Search the listing below for "script". Copy each matching line.
━━━ Data for the task ━━━
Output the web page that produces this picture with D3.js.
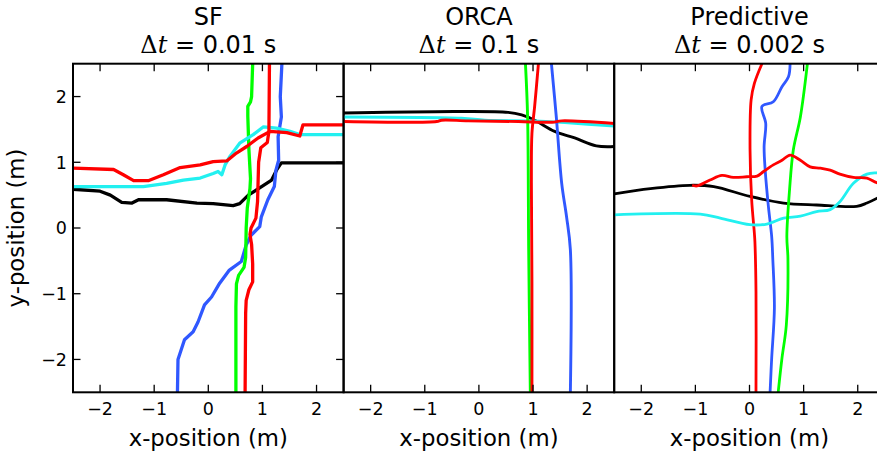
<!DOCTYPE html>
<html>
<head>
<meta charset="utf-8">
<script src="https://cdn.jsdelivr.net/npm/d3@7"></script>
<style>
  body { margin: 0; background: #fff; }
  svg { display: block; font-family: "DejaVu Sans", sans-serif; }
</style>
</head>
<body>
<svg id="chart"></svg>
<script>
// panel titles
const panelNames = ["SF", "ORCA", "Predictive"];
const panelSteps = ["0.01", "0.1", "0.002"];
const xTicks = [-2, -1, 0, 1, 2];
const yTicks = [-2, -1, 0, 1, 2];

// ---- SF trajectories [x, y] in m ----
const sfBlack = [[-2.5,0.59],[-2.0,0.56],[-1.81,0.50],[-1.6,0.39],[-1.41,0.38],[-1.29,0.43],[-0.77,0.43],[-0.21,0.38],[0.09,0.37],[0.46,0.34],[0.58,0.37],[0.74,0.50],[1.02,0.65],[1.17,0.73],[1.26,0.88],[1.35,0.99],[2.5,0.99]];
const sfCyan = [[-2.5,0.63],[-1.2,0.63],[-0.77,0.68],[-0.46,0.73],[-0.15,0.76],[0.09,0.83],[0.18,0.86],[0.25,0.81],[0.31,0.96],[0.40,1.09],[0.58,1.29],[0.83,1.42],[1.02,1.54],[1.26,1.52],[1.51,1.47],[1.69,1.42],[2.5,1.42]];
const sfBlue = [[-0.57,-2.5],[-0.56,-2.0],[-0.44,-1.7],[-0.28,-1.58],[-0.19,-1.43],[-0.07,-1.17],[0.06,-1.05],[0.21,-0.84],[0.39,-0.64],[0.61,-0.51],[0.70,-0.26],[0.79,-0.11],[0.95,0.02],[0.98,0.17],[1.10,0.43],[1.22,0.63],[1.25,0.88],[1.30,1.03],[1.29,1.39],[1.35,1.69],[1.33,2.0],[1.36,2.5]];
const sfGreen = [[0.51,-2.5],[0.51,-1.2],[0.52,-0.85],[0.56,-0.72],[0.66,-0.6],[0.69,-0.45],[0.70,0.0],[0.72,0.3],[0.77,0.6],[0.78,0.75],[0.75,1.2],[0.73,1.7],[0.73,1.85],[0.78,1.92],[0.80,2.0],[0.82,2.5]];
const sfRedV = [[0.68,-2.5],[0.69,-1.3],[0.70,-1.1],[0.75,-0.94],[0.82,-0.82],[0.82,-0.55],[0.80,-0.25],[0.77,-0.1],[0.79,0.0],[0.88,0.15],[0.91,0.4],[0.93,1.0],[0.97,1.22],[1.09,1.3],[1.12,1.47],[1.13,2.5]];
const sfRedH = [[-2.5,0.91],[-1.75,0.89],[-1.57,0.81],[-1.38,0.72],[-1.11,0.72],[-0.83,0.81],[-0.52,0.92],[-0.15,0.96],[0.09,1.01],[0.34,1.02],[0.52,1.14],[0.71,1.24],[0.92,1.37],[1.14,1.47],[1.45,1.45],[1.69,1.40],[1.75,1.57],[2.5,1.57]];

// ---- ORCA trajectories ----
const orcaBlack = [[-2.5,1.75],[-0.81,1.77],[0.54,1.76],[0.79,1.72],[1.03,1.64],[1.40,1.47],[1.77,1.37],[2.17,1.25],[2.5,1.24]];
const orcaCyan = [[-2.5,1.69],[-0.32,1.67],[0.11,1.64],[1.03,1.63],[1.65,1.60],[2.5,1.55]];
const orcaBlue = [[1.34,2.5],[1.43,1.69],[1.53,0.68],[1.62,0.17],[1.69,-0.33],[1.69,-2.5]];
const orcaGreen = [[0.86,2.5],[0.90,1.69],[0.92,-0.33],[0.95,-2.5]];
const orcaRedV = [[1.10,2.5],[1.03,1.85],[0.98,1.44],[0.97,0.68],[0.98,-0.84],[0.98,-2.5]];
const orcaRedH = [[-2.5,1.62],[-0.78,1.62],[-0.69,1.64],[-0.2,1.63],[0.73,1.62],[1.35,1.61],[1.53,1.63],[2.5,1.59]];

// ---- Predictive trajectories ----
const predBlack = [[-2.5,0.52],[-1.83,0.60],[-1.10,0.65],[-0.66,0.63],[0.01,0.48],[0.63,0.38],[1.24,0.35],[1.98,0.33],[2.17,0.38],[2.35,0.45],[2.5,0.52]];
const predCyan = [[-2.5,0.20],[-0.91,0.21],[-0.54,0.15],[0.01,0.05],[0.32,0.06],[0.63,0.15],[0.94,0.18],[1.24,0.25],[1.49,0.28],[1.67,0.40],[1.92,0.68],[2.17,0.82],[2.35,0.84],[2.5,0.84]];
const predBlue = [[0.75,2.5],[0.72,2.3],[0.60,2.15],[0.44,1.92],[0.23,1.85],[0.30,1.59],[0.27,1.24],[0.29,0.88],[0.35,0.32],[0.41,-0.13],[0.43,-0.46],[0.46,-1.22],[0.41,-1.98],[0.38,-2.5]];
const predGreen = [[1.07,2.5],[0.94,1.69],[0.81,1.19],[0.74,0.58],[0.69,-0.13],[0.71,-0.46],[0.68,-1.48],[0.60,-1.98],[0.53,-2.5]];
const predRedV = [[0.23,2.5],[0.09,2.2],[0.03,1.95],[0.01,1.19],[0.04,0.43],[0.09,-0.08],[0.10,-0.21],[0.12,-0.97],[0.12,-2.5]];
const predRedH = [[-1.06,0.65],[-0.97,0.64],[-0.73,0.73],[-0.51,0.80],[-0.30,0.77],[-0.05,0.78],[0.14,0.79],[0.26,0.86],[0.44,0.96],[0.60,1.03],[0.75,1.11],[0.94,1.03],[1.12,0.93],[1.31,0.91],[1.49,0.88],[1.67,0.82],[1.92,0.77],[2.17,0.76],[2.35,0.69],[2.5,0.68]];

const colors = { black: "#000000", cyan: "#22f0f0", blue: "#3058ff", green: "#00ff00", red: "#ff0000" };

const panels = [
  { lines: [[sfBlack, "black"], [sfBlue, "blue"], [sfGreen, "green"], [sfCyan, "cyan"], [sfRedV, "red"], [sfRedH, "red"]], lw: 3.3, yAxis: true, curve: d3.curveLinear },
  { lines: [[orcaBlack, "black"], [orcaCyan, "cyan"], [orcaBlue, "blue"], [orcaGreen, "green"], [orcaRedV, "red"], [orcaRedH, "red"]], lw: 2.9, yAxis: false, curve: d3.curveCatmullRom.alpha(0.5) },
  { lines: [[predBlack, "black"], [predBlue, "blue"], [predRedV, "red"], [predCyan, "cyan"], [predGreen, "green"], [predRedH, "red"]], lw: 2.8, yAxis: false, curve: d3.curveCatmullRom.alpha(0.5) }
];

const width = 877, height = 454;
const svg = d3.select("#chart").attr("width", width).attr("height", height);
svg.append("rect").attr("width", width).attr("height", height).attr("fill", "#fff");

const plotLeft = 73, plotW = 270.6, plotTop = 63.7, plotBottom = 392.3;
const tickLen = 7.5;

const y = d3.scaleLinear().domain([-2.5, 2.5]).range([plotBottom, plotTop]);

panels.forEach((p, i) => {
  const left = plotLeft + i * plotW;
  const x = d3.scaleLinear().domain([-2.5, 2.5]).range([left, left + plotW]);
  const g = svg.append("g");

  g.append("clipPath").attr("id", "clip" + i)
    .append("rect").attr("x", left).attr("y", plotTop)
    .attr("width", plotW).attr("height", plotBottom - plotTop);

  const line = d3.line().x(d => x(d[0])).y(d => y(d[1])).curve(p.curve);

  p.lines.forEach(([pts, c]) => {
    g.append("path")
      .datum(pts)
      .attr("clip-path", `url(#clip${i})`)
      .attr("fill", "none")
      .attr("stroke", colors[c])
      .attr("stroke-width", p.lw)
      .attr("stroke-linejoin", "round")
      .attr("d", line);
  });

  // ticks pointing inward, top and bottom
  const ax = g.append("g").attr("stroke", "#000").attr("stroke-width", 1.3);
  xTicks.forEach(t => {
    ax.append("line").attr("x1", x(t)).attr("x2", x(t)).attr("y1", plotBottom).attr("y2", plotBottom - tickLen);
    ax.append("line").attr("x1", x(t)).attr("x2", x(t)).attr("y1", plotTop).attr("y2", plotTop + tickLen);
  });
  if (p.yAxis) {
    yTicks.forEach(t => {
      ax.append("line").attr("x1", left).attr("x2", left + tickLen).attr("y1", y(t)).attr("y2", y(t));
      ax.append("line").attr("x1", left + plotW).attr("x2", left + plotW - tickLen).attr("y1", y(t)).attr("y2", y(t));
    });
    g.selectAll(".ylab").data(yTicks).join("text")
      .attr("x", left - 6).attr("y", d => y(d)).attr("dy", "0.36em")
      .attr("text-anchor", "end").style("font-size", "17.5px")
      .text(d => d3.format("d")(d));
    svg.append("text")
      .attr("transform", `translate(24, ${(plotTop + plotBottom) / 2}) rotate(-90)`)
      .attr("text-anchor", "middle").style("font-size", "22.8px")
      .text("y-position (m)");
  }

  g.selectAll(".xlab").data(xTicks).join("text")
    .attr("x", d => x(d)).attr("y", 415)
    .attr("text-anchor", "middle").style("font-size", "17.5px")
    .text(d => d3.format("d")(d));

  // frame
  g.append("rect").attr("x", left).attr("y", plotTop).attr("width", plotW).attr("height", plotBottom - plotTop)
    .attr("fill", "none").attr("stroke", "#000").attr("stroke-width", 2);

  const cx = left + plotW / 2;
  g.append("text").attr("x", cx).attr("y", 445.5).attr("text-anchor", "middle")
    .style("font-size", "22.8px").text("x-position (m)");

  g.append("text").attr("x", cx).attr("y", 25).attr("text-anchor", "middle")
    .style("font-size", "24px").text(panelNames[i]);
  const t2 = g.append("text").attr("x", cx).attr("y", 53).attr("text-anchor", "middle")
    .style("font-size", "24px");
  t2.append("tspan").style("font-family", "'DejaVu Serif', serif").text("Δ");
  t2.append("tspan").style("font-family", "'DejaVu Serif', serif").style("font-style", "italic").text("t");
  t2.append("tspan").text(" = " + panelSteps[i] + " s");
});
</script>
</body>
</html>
━━━
━━━ Data for the task ━━━
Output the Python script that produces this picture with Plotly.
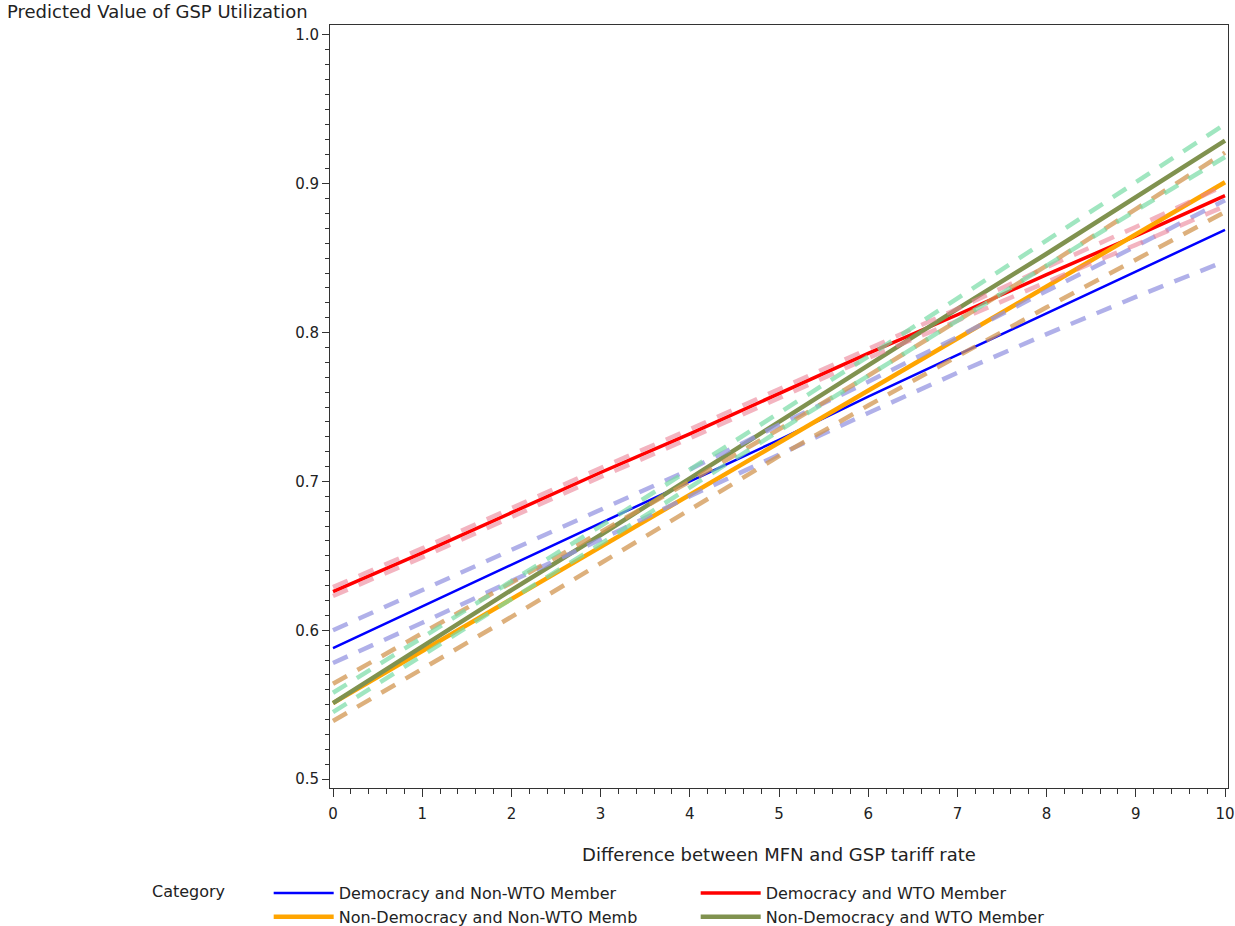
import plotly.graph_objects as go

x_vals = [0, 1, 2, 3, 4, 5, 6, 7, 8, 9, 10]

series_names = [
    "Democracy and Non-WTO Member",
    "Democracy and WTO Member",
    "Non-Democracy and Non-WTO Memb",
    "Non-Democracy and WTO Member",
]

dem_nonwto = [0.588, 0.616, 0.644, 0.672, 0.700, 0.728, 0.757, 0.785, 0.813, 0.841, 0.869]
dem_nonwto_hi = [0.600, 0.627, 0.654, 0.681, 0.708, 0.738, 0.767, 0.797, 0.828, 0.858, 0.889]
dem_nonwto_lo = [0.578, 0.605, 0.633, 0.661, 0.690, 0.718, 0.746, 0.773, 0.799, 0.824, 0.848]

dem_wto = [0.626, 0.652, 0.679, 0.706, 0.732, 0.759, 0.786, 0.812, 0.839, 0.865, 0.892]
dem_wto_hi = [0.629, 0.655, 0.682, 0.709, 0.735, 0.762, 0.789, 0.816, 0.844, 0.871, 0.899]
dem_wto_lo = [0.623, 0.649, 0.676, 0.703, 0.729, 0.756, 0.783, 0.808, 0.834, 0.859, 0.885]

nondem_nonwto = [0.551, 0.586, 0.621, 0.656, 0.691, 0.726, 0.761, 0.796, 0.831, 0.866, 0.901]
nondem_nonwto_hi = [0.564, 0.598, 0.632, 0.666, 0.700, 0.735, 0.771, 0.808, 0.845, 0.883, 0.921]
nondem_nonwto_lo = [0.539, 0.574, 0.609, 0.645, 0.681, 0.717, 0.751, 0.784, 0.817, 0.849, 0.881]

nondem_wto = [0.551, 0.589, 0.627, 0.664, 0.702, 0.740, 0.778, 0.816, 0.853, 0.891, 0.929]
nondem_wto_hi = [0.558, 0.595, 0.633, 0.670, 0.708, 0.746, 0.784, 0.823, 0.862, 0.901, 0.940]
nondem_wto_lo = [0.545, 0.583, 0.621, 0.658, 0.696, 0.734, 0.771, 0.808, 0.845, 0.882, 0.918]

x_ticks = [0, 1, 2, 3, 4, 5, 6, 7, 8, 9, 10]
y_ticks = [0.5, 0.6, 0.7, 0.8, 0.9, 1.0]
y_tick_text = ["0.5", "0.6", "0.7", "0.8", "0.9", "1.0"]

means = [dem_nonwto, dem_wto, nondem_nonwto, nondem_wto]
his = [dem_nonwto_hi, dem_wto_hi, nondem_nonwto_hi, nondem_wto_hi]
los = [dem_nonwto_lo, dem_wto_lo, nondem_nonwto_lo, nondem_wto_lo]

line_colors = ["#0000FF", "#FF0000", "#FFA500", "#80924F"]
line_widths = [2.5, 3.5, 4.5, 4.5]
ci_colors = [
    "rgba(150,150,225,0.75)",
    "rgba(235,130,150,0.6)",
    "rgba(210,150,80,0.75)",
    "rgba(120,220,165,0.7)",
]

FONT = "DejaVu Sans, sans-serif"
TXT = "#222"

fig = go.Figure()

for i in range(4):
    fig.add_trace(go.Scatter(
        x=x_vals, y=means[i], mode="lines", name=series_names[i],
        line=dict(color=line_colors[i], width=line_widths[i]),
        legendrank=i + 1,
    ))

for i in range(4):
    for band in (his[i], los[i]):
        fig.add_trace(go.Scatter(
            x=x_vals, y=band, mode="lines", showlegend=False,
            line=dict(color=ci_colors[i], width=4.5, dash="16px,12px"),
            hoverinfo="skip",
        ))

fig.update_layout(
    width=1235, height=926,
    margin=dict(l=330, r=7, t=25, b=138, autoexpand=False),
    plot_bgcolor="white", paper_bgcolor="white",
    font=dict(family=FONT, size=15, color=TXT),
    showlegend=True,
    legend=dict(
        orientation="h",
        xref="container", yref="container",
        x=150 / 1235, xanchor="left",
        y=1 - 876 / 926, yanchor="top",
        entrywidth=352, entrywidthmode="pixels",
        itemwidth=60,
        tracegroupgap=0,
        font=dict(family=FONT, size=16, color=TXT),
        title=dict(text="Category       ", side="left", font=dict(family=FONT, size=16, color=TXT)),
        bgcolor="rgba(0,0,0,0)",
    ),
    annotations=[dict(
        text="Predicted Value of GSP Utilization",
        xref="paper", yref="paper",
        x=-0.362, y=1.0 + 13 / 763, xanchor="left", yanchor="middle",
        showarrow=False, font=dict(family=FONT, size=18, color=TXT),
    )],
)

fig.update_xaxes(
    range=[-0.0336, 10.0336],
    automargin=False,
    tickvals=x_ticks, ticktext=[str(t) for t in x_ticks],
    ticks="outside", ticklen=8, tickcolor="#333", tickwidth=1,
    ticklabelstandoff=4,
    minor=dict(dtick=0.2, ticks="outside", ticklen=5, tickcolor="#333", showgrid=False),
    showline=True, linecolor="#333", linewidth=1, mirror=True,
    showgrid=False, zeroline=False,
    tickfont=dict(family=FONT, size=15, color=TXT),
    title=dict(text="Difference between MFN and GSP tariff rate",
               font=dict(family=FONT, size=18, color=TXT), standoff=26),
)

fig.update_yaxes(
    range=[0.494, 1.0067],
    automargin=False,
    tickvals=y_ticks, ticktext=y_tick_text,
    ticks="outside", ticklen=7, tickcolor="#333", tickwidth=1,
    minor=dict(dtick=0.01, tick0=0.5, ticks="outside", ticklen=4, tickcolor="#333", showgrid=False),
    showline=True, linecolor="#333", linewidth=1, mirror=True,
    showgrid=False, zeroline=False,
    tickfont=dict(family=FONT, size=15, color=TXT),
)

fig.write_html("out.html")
━━━
━━━ Data for the task ━━━
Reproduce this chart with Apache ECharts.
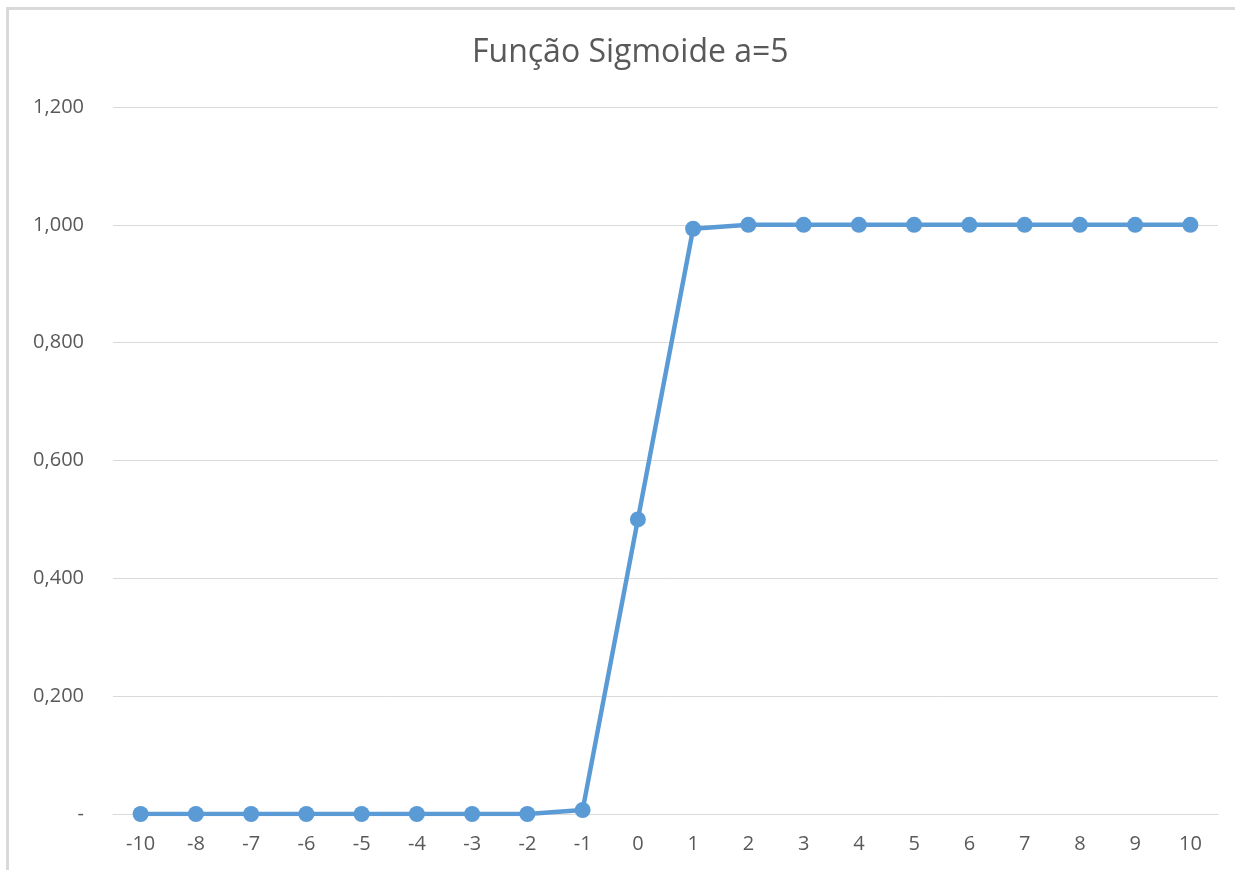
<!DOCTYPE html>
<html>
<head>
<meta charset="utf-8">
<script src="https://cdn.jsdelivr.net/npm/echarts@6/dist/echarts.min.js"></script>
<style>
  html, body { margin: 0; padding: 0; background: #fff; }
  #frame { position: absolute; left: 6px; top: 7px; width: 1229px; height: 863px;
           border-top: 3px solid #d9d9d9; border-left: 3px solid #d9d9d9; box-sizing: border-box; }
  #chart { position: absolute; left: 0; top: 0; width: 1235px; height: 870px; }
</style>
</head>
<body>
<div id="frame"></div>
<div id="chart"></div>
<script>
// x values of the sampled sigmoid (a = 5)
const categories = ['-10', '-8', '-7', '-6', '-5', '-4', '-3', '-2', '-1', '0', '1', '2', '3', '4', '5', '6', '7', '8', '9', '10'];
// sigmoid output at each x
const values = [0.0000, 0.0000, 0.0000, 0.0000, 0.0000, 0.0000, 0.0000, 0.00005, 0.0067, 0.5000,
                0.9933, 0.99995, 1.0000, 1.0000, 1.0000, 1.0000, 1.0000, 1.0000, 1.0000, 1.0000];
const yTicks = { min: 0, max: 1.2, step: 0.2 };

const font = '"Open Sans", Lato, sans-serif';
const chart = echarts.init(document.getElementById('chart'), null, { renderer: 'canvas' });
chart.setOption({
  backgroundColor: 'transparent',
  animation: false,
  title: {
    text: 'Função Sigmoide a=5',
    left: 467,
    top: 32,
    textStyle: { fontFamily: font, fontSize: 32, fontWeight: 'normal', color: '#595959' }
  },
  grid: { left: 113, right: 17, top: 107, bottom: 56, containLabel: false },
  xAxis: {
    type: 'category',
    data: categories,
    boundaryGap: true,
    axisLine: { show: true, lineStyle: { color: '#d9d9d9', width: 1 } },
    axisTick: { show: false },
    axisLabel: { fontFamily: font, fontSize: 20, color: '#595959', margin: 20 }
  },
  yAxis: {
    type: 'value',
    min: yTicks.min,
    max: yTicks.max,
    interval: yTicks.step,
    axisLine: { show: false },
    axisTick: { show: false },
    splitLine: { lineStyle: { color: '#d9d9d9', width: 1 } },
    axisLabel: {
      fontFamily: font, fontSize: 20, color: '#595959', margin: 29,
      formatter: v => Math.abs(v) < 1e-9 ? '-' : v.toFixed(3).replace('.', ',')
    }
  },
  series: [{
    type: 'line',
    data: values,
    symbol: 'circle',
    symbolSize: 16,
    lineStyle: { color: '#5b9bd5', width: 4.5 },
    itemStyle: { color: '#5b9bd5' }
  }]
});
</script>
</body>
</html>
━━━
» Output for this exercise:
<script src="https://cdn.jsdelivr.net/npm/d3@7"></script>
<script>
</script>
Output the Python script that produces this picture with Plotly.
<script src="https://cdn.jsdelivr.net/npm/echarts@6/dist/echarts.min.js"></script>
<script>
</script>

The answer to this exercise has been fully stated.